Federal appeals court reinstates former union prez’s lawsuit against Hudson jail, former director

A lawsuit against Hudson County and Oscar Aviles, seen here at a commencement ceremony for inmates with associates degrees from Hudson County Community College in May 2023, has been reinstated by a federal appeals court panel. Aviles, the assistant Hudson County administrator, was director of the jail at the time. (Reena Rose Sibayan | The Jersey Journal)

A federal appeals panel has reinstated a 10-year-old lawsuit against Hudson County and its former jail director, less than a year after a former high-ranking jail official caught up in the same suit was ordered to pay more than $1.1 million.

Six days into the 2023 trial over the 2014 federal lawsuit filed by former union president Luis Ocasio, claiming harassment, retaliation and other civil rights violations, the county and then-jail Director Oscar Aviles were dismissed from the litigation, leaving only then-Deputy Director Kirk Eady named in the suit.

Eady, who was found guilty of illegally wiretapping co-workers in March 2015, was found responsible at a jury trial last year and in August he was ordered to pay $662,000 in back pay and damages, as well as more than $519,000 in attorneys’ fees.

Ocasio appealed the decision on Aviles and the county, and Wednesday the Third Circuit Court of Appeals reversed the dismissal and remanded the claims against Aviles and the county for trial. Aviles currently is the assistant Hudson County administrator.

The nine-page ruling said the federal court in Newark “prematurely ruled that Aviles and the county defendants were not subject to Monell liabilities,” referring to violations that result from an official agency policy, an unofficial custom, or because the agency was deliberately indifferent in a failure to train or supervise the officer.

The county and Aviles had successfully argued before the lower federal court last year that they were not responsible for Eady’s actions.

County spokesman Mark Cygan said the county plans to appeal the decision to the full Third Circuit panel, noting that one of the three judges on the panel disagreed with the ruling.

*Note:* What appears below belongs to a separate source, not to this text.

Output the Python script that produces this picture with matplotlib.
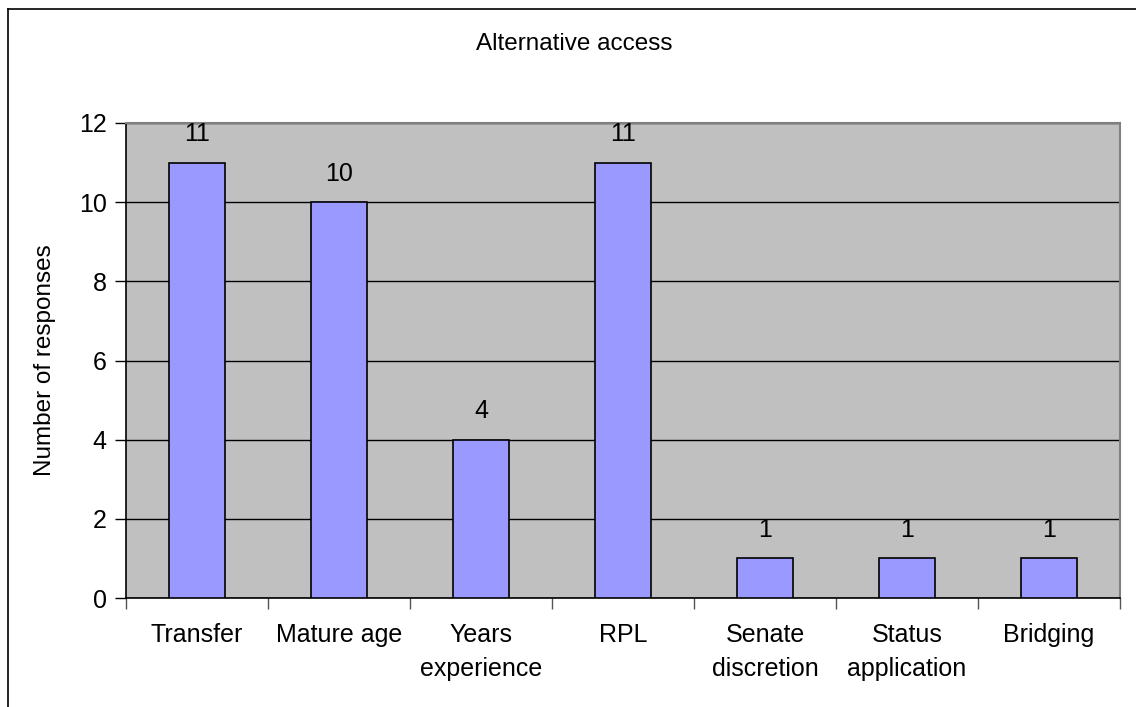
import numpy as np
import matplotlib
matplotlib.use('Agg')
import matplotlib.pyplot as plt
from matplotlib.lines import Line2D
from matplotlib.ticker import FixedLocator

plt.rcParams['font.family'] = ['Liberation Sans', 'DejaVu Sans']

categories = ['Transfer', 'Mature age', 'Years\nexperience', 'RPL',
              'Senate\ndiscretion', 'Status\napplication', 'Bridging']
responses = [11, 10, 4, 11, 1, 1, 1]
title = 'Alternative access'
ylabel = 'Number of responses'

fs = 18

fig = plt.figure(figsize=(11.36, 7.07), dpi=100)
fig.patch.set_facecolor('white')

# outer chart frame (only top and left edges inside the picture)
fig.add_artist(Line2D([8 / 1136, 8 / 1136], [0, 1 - 9 / 707], color='black', lw=1.2))
fig.add_artist(Line2D([8 / 1136, 1], [1 - 9 / 707, 1 - 9 / 707], color='black', lw=1.2))

ax = fig.add_axes([126 / 1136, 1 - 598 / 707, 994 / 1136, 475 / 707])
ax.set_facecolor('#C0C0C0')

x = np.arange(len(categories))
ax.bar(x, responses, width=0.39, color='#9999FF', edgecolor='black', linewidth=1.2, zorder=3)

for xi, v in zip(x, responses):
    ax.annotate(str(v), (xi, v), xytext=(0, 12), textcoords='offset points',
                ha='center', va='bottom', fontsize=fs)

ax.set_xlim(-0.5, len(categories) - 0.5)
ax.set_ylim(0, 12)
ax.set_yticks(np.arange(0, 13, 2))
ax.yaxis.grid(True, color='black', linewidth=1)
ax.set_axisbelow(True)

ax.set_xticks(x)
ax.set_xticklabels(categories, fontsize=fs, linespacing=1.55)
ax.xaxis.set_minor_locator(FixedLocator(np.arange(-0.5, len(categories), 1)))
ax.tick_params(axis='x', which='major', length=0, pad=18)
ax.tick_params(axis='x', which='minor', length=8, color='#555555', width=1)
ax.tick_params(axis='y', length=8, width=1, color='black', labelsize=fs, pad=6)

for s in ['left', 'bottom']:
    ax.spines[s].set_color('black')
    ax.spines[s].set_linewidth(1.2)
for s in ['top', 'right']:
    ax.spines[s].set_color('#808080')
    ax.spines[s].set_linewidth(1.5)

fig.text(574 / 1136, 1 - 44 / 707, title, ha='center', va='center', fontsize=17.5)
fig.text(45 / 1136, 1 - 360 / 707, ylabel, ha='center', va='center',
         rotation=90, fontsize=17.5)

fig.savefig('out.png', dpi=100)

“As the judge who authored the dissenting opinion and the trial court judge both recognized, the actions taken by Kirk Eady were not approved by the county,” Cygan said. “We’re confident that when reviewed by the entire en banc panel, we’ll be vindicated.”

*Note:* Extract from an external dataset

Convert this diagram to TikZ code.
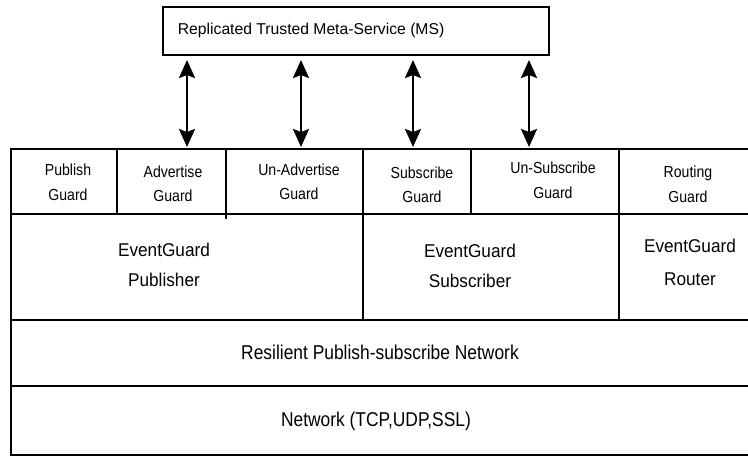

The Third Circuit ruling noted that Ocasio “presented evidence from which a reasonable jury could have concluded that Aviles, the relevant policymaker, was deliberately indifferent, i.e., that he failed to ‘train, discipline or control’ Eady in response to ‘contemporaneous knowledge’ of his misdeeds or ‘knowledge of a prior pattern of similar incidents.’ "

The decision noted that Ocasio testified at trial that when he submitted a tort claim notice to the county over Eady’s wiretapping of his and other union members’ phone calls, Aviles took no action to investigate the allegations, discipline Eady, or insulate Ocasio or the other union members from Eady’s control.

The panel pointed to another example that showed why Ocasio’s claim should be presented to a jury.

“A reasonable jury also could have found that the defendants’ revocation of Ocasio’s ‘full union release time’ — the county’s longstanding practice of allowing the union president to spend unlimited hours working on union-related matters during his regular shift — constituted an impermissible policy of retaliation,” the decision said.

Defending the decision, Aviles testified “he and other county officials revoked the full release time in response to a recent state report calculating the high taxpayer costs associated with public employee union benefits, including release time.” It’s possibly the first and only time in county history that officials implemented changes based on a state taxpayer abuse report — and it came at the expense of a union worker, not the wallets of any county officials.

Ocasio’s 2014 lawsuit made a host of allegations, including that Eady made threatening phone calls to him because Ocasio uncovered Eady’s and Aviles’ alleged abuse of the state pension system; that Aviles changed county policy to allow Eady to wield discipline as a disciplinary tool; that Aviles did nothing when he learned about Eady’s alleged threats; and that Eady retaliated against Ocasio for reporting an incident of sexual harassment involving Eady’s friend.